The scheme was launched in June last year by the Treasury and the Bank of England and has already been revamped once this year to try to help small and medium enterprises (SMEs) – a sector seen as key to recovery.

The extension of the scheme increased the incentives that applied to SME loans by multiplying the amount of cheap finance lenders could access in return. Now, lower fees will also apply to these.

FLS will no longer apply to household loans from January though lenders will still be able to draw down finance they have qualified for, until the end of the month.

The changes mean the Bank is no longer providing any stimulus measures for household mortgages.

But they do not affect the Treasury’s Help to Buy scheme, which assists those struggling to build up deposits to buy a home to access loans worth up to 95% of a property’s value.
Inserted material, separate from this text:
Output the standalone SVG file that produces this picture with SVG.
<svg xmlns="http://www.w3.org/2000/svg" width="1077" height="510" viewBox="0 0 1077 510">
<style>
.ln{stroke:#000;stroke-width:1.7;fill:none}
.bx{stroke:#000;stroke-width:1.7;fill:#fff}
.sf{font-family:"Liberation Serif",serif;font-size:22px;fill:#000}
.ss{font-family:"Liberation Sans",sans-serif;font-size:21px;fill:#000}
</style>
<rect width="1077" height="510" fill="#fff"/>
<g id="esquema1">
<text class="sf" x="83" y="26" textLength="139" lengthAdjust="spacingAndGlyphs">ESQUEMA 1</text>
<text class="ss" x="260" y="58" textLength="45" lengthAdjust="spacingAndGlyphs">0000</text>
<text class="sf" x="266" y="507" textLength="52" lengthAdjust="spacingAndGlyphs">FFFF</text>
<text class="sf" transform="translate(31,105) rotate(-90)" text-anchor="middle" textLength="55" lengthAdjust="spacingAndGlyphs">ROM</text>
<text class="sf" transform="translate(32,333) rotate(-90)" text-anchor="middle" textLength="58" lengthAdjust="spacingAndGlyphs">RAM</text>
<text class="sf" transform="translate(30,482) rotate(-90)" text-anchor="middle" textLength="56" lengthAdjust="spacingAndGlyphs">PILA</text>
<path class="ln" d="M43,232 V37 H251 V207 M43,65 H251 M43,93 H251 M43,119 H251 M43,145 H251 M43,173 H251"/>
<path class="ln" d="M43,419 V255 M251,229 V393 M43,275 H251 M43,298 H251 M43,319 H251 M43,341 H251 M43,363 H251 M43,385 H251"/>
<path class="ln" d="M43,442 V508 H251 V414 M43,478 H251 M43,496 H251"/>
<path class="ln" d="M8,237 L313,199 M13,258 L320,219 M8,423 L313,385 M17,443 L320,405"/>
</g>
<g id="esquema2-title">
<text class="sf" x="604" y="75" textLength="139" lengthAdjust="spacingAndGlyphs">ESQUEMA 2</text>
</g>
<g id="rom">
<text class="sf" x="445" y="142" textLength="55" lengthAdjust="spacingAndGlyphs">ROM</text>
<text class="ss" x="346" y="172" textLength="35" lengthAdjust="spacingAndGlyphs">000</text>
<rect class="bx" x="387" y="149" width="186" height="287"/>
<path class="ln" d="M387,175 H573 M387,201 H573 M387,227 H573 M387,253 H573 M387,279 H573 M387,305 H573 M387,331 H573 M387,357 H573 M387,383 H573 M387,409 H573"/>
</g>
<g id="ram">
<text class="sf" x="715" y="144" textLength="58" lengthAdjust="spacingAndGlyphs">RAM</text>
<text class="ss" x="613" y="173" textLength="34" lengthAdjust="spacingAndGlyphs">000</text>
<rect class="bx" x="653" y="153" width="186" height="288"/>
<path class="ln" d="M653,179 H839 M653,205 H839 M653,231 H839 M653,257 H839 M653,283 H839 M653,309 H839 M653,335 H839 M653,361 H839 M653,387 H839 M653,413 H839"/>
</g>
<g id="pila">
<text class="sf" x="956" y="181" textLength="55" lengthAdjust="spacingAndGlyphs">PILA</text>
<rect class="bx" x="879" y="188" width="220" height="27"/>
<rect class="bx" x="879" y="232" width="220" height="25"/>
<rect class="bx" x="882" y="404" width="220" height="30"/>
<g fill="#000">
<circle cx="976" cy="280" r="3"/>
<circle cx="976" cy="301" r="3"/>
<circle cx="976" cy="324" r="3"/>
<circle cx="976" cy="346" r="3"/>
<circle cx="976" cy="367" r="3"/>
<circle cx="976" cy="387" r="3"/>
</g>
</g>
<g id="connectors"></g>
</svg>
The Bank announced the changes to FLS in its twice-yearly Financial Stability Report, which noted that house prices had gathered momentum, with surveys showing average prices rose 6.8% in the year to October.

The report said that while the market was picking up from a low level, house price inflation was already “above historical average” on some measures.

The Bank’s Financial Policy Committee is also creating a new power to be able to vary the affordability criteria that borrowers must meet – to ensure that they can afford to service mortgages if interest rates rise.

Mr Carney said: “The package of measures I have described is a coherent, proportionate response to the evolving risks in the housing market.”